Shiva was so bright that Dama couldn't see him. He said, "let me see you without blinking, no gift is greater." When Shiva corrected his vision, Dama looked up and - saw Parvati. He squinted at her, and jealous, muttered to himself - who is this beautiful woman, what tapasya did she perform more perfect than mine? She is lucky to be so near to Shiva. She makes my Tapasya shine." He circled and snarled, and annoyed Parvati. She asked Shiva, who is this Yogi that squints enviously at me and mutters 'you make my tapasya shine?'"
Shiva laughed, "Parvati, it is your son.

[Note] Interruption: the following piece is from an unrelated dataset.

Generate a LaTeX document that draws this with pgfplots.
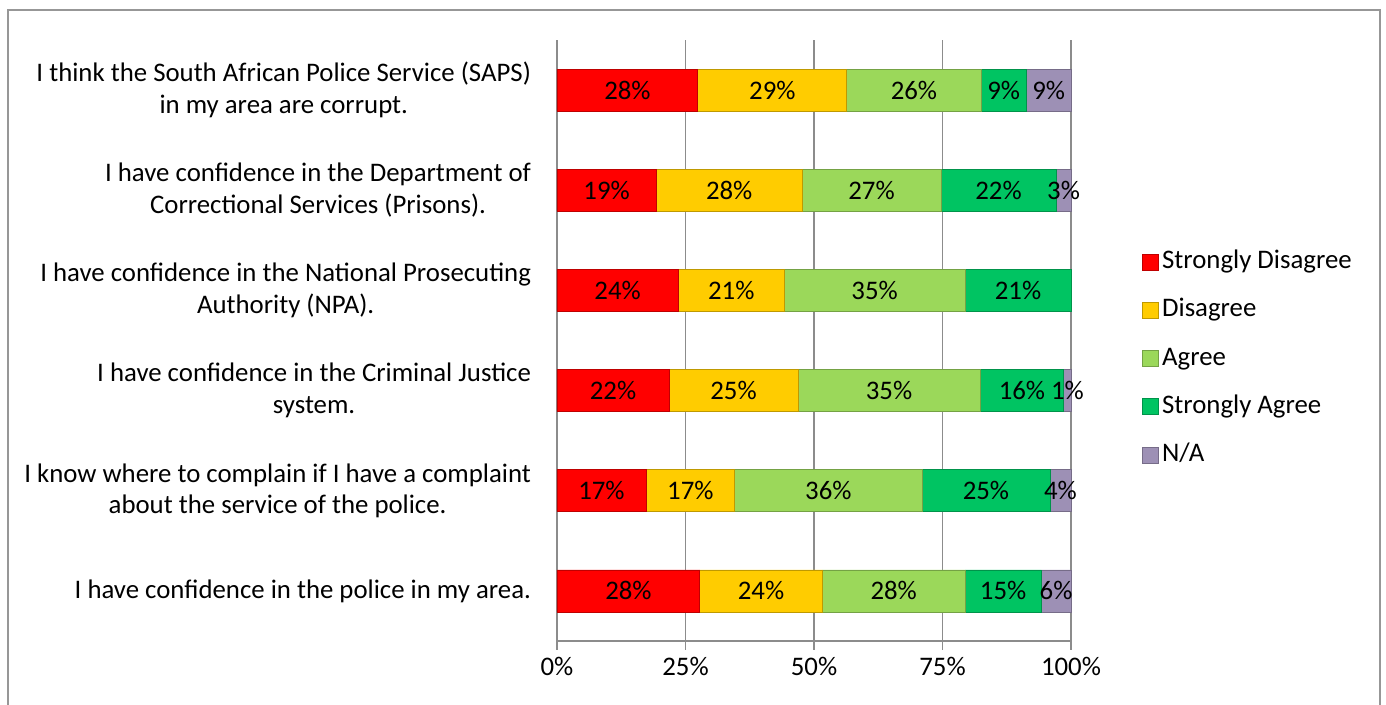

That's just his way - he isn't malicious, just praising you the only way he knows how." Shiva blessed Dama, saying "you shall be the master of the mountain city of Alaka, you shall be the lord of Yakshas and Guhyakas, king of the Ashvamukha Kinnaras, you shall be the King of all humans, you shall be the guardian of treasures. Gunanidhi, this is your mother Uma - now, take her blessing too."
Gunanidhi laid himself at Parvati's feet. Parvati looked deep within him, and saw Shiva was correct - his jealousy was not malicious, it was simply the limit of his ability to admire. She approached him to embrace him, but though Dama's eyes had been corrected to see Shiva, Parvati was brighter - and when she came close, he was blinded in his left eye, his body was broken and twisted by the light. Parvati withdrew when she saw her nearness harmed him - and understood the reason for his jealousy, his limitation, he was not strong enough to be nearer to her. "Because you are blind in one eye, we will call you Ekapinga (one-eyed), and Kubera because your body was twisted. It is clear, you will be devoted to Shiva forever: since I cannot, let him come to stay near you, let him be your friend."